(director: Phil Rosen; screenwriter: Stuart Anthony/from the story by Stuart Anthony; cinematographer: Ira J. Morgan; editor: Rose Loewinger; cast: Ken Maynard (‘Whistlin’ Dan Savage posing as Ed Black), Joyzelle Joyner (Carmelita), Georges Renavent (Captain Serge Karloff), Harlan E. Knight (‘July’, posing as Pecos), Don Terry (Bob Reid), Jack Rockwell (Sheriff Cal Webster), Blackjack Ward (Jailed Henchman), Lon Poff (Bank President Jud Beal); Runtime: 60; MPAA Rating: NR; producer: Phil Goldstone; Alpha Video; 1932)

“Covers routine B-film territory and stars legendary Nevada cowboy actor Ken Maynard.”

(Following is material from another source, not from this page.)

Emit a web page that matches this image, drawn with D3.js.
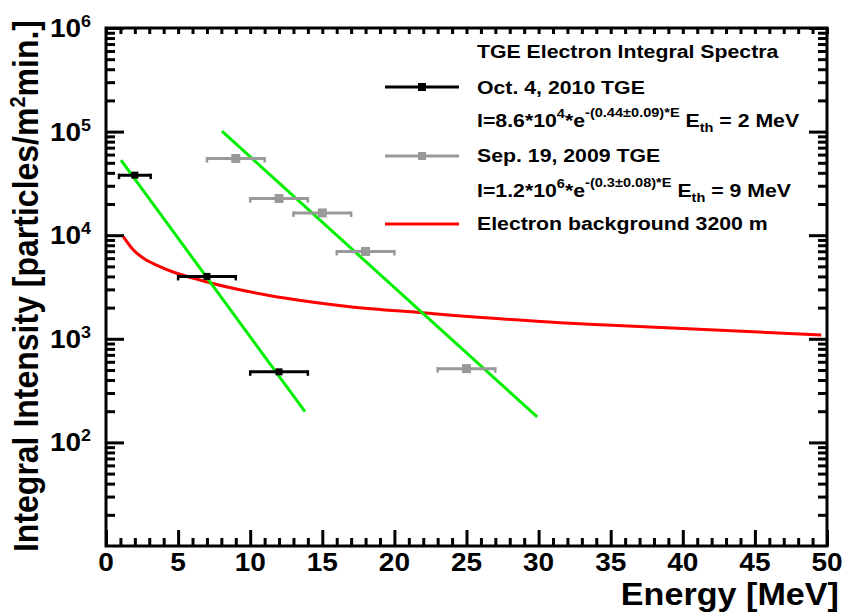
<!DOCTYPE html>
<html>
<head>
<meta charset="utf-8">
<script src="https://cdn.jsdelivr.net/npm/d3@7"></script>
<style>
body { margin: 0; background: #fff; }
text { font-family: "Liberation Sans", Arial, sans-serif; font-weight: bold; fill: #000; }
</style>
</head>
<body>
<svg id="chart" width="843" height="613"></svg>
<script>
/* data */
const octEnergy = [2, 7, 12];
const octErr = [1.1, 2, 2];
const octIntensity = [3.8e4, 4.0e3, 480];

const sepEnergy = [9, 12, 15, 18, 25];
const sepErr = [2, 2, 2, 2, 2];
const sepIntensity = [5.5e4, 2.26e4, 1.64e4, 6970, 515];

// fit lines (straight on log scale), end points
const octFitE = [1.04, 13.8];
const octFitI = [5.3e4, 198];
const sepFitE = [8.04, 29.9];
const sepFitI = [1.01e5, 176];

// electron background at 3200 m
const bgEnergy = [1.2, 1.9, 2.6, 3.5, 4.9, 6.5, 8.8, 12.5, 16.9, 21.8, 31.5, 34.7, 49.6];
const bgIntensity = [9690, 7200, 5990, 5150, 4290, 3700, 3070, 2460, 2040, 1790, 1430, 1360, 1090];

const xTickValues = d3.range(0, 51, 5);
const xMinorValues = d3.range(0, 51, 1);
const yDecades = [1e2, 1e3, 1e4, 1e5, 1e6];
const yDecadeExp = ["2", "3", "4", "5", "6"];

/* layout */
const margin = { top: 28, right: 16, bottom: 67, left: 106 };
const width = 843, height = 613;
const sx = 1.12; // reference text is slightly wide

const svg = d3.select("#chart");
const xScale = d3.scaleLinear().domain([0, 50]).range([margin.left, width - margin.right - 0]);
const yScale = d3.scaleLog().domain([10, 1e6]).range([height - margin.bottom, margin.top]);
const x0 = xScale.range()[0], x1 = xScale.range()[1];
const y0 = yScale.range()[0], y1 = yScale.range()[1];

const yMinor = yScale.ticks().filter(v => yDecades.indexOf(v) < 0 && v > 10);

/* axes: ticks drawn inside the frame */
function tickAxis(axisFn, values, size, tx, ty) {
    const g = svg.append("g")
        .attr("transform", `translate(${tx},${ty})`)
        .call(axisFn.tickValues(values).tickSizeInner(-size).tickSizeOuter(0).tickFormat(""));
    g.select(".domain").remove();
    g.selectAll("line").attr("stroke", "#000").attr("stroke-width", 3);
    return g;
}
const xMin = xMinorValues.filter(v => v % 5 !== 0);
tickAxis(d3.axisBottom(xScale), xMin, 8, 0, y0);
tickAxis(d3.axisBottom(xScale), xTickValues, 16, 0, y0);
tickAxis(d3.axisTop(xScale), xMin, 6, 0, y1);
tickAxis(d3.axisTop(xScale), xTickValues, 6, 0, y1);
tickAxis(d3.axisLeft(yScale), yMinor, 9, x0, 0);
tickAxis(d3.axisLeft(yScale), yDecades, 18, x0, 0);
tickAxis(d3.axisRight(yScale), yMinor, 9, x1, 0);
tickAxis(d3.axisRight(yScale), yDecades, 18, x1, 0);

/* frame */
svg.append("rect")
    .attr("x", x0).attr("y", y1)
    .attr("width", x1 - x0).attr("height", y0 - y1)
    .attr("fill", "none").attr("stroke", "#000").attr("stroke-width", 3);

/* tick labels */
svg.append("g").selectAll("text").data(xTickValues).enter()
    .append("text")
    .attr("text-anchor", "middle")
    .attr("font-size", 25)
    .attr("transform", d => `translate(${xScale(d)},${y0 + 25}) scale(${sx},1)`)
    .text(d => d);

const yLab = svg.append("g").selectAll("text").data(yDecades).enter()
    .append("text")
    .attr("text-anchor", "end")
    .attr("font-size", 25)
    .attr("transform", d => `translate(91,${yScale(d) + 9}) scale(${sx},1)`);
yLab.append("tspan").text("10");
yLab.append("tspan").attr("font-size", 16).attr("dy", -10).text((d, i) => yDecadeExp[i]);

/* axis titles */
svg.append("text")
    .attr("text-anchor", "end")
    .attr("font-size", 30.5)
    .attr("transform", `translate(839,605) scale(${sx},1)`)
    .text("Energy [MeV]");

const yTitle = svg.append("text")
    .attr("text-anchor", "end")
    .attr("font-size", 32)
    .attr("transform", `translate(38,20) scale(${sx},1) rotate(-90)`);
yTitle.append("tspan").text("Integral Intensity [particles/m");
yTitle.append("tspan").attr("font-size", 20).attr("dy", -12).text("2");
yTitle.append("tspan").attr("dy", 12).text("min.]");

/* curves */
const line = d3.line().x(d => xScale(d[0])).y(d => yScale(d[1]));
const plot = svg.append("g");

plot.append("path")
    .datum(bgEnergy.map((e, i) => [e, bgIntensity[i]]))
    .attr("d", line.curve(d3.curveMonotoneX))
    .attr("fill", "none").attr("stroke", "#ff0000").attr("stroke-width", 3);

const straight = d3.line().x(d => xScale(d[0])).y(d => yScale(d[1]));
[[octFitE, octFitI], [sepFitE, sepFitI]].forEach(f => {
    plot.append("path")
        .datum(f[0].map((e, i) => [e, f[1][i]]))
        .attr("d", straight)
        .attr("fill", "none").attr("stroke", "#00ee00").attr("stroke-width", 3);
});

/* error bars and markers */
function drawSeries(energy, err, intensity, color, msize) {
    const data = energy.map((e, i) => ({ e: e, err: err[i], v: intensity[i] }));
    const g = plot.append("g");
    g.selectAll(".bar").data(data).enter().append("line")
        .attr("x1", d => xScale(d.e - d.err)).attr("x2", d => xScale(d.e + d.err))
        .attr("y1", d => yScale(d.v)).attr("y2", d => yScale(d.v))
        .attr("stroke", color).attr("stroke-width", 3);
    data.forEach(d => {
        [d.e - d.err, d.e + d.err].forEach(xe => {
            g.append("line")
                .attr("x1", xScale(xe)).attr("x2", xScale(xe))
                .attr("y1", yScale(d.v) - 1.5).attr("y2", yScale(d.v) + 4)
                .attr("stroke", color).attr("stroke-width", 2.5);
        });
    });
    g.selectAll("rect").data(data).enter().append("rect")
        .attr("x", d => xScale(d.e) - msize / 2).attr("y", d => yScale(d.v) - msize / 2)
        .attr("width", msize).attr("height", msize)
        .attr("fill", color);
}
drawSeries(sepEnergy, sepErr, sepIntensity, "#999999", 9);
drawSeries(octEnergy, octErr, octIntensity, "#000000", 7);

/* legend */
const legend = svg.append("g");
function legText(y, size) {
    return legend.append("text")
        .attr("font-size", size)
        .attr("transform", `translate(477,${y}) scale(${sx},1)`);
}
legText(58, 19).text("TGE Electron Integral Spectra");

function legLine(y, color, marker) {
    legend.append("line").attr("x1", 385).attr("x2", 459).attr("y1", y).attr("y2", y)
        .attr("stroke", color).attr("stroke-width", 3);
    if (marker) {
        legend.append("rect").attr("x", 422 - 4).attr("y", y - 4).attr("width", 8).attr("height", 8)
            .attr("fill", color);
    }
}
legLine(87, "#000000", true);
legText(93.5, 19).text("Oct. 4, 2010 TGE");

function formula(y, pre, exp1, exp2, eth) {
    const t = legText(y, 19);
    t.append("tspan").text(pre);
    t.append("tspan").attr("font-size", 13).attr("dy", -9).text(exp1);
    t.append("tspan").attr("dy", 9).text("*e");
    t.append("tspan").attr("font-size", 13).attr("dy", -10).text(exp2);
    t.append("tspan").attr("dy", 10).text(" E");
    t.append("tspan").attr("font-size", 13).attr("dy", 5).text("th");
    t.append("tspan").attr("dy", -5).text(" = " + eth);
}
formula(126.5, "I=8.6*10", "4", "-(0.44\u00b10.09)*E", "2 MeV");

legLine(156, "#999999", true);
legText(161.5, 19).text("Sep. 19, 2009 TGE");
formula(196.5, "I=1.2*10", "6", "-(0.3\u00b10.08)*E", "9 MeV");

legLine(224, "#ff0000", false);
legText(229.5, 19).text("Electron background 3200 m");
</script>
</body>
</html>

Reviewed by Dennis Schwartz

Phil Rosen (“Extravagance”/”Lena Rivers”/”Pocatello Kid”) helms this unremarkable remake of Border Law (1931). It’s adapted by Stuart Anthony from his own story. It covers routine B-film territory and stars legendary Nevada cowboy actor Ken Maynard, who once again uses his favorite plot device of going undercover to nab the bandits.

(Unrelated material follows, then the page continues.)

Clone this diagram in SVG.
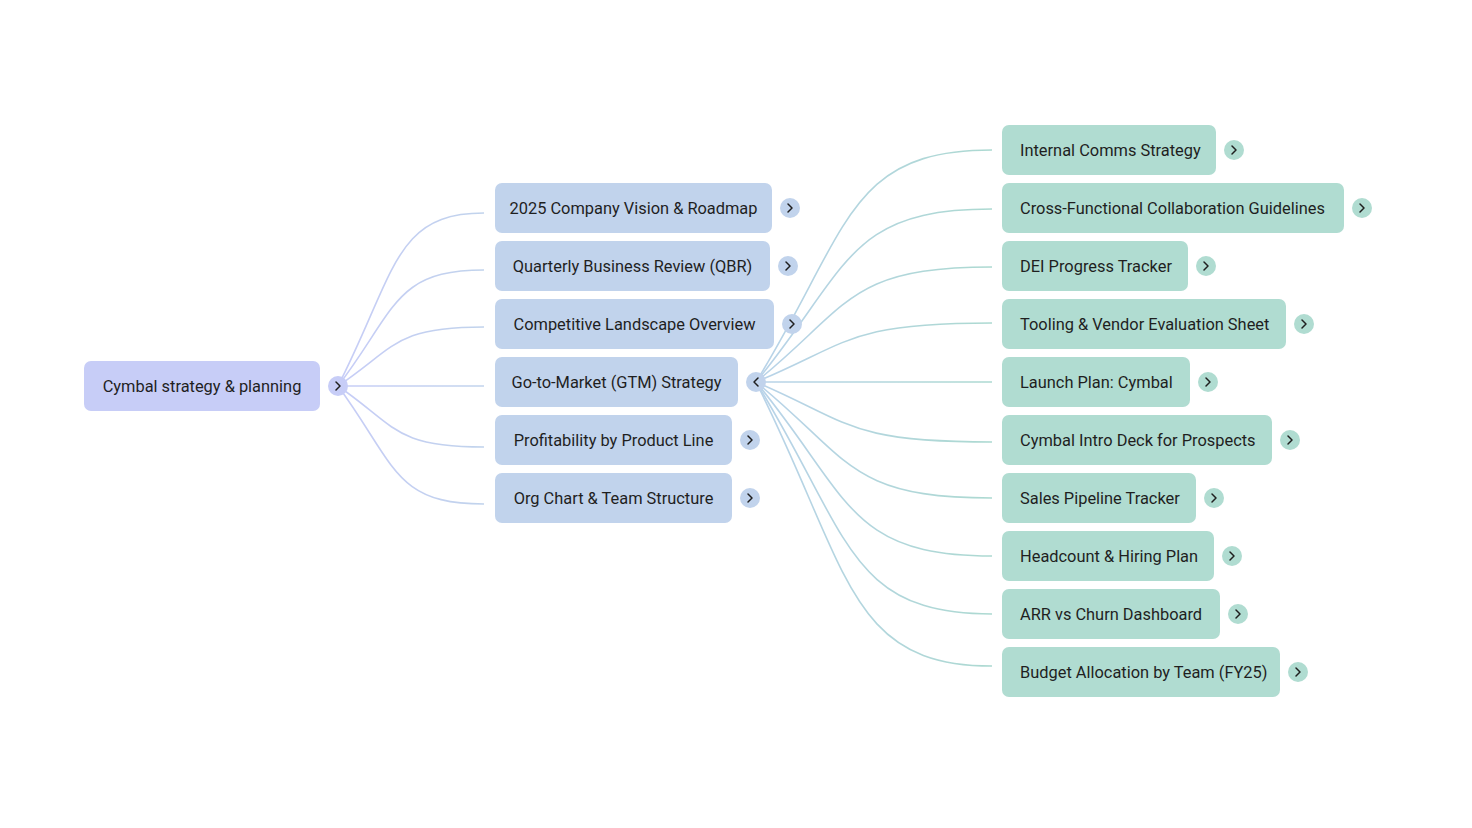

Set in a dusty Arizona small-town on the Mexican border, where the governor of the territory posts an announcement for a $5,000 reward for the capture of dangerous outlaw Captain Serge Karloff (Georges Renavent). He leads a large gang of robbers and cutthroats who hang out in the hills. The cocky wiseguy leader kidnaps wrangler Bob Reid (Don Terry) and holds him hostage for the $5,000 he delivered earlier to the bank with wrangler pals ‘Whistlin’ Dan Savage (Ken Maynard) and ‘July’ (Harlan E. Knight). Karloff kills Bob in anger when he learns that his hostage is romancing his cantina singer girlfriend Carmelita (Joyzelle Joyner, exotic dancer). Unfortunately Dan was too late in delivering the ransom, which he robbed from the gruff bank president (Lon Poff) rather than follow his advice of going after the gang with Sheriff Cal Webster (Jack Rockwell). The bank president presses charges and Dan and July are jailed when they return to town bitter over the death of their pal. But wouldn’t you know it, one of Karloff’s henchmen is in jail and takes Dan and July with him when the gang springs them from jail. Using aliases, the heroes easily infiltrate the gang and quickly kill seven of Karloff’s men; it leads to the climactic scene where Dan and Karloff have a violent confrontation.

Rosen gives us a few funny moments, such as when we learn that all Karloff’s gang members must have a brand in their stomach with the letter K and they identify themselves by saying “I’m a Karloff man!” But the acting by one and all was poor for even such a low quality B-film and the story seemed more muddled than imaginative.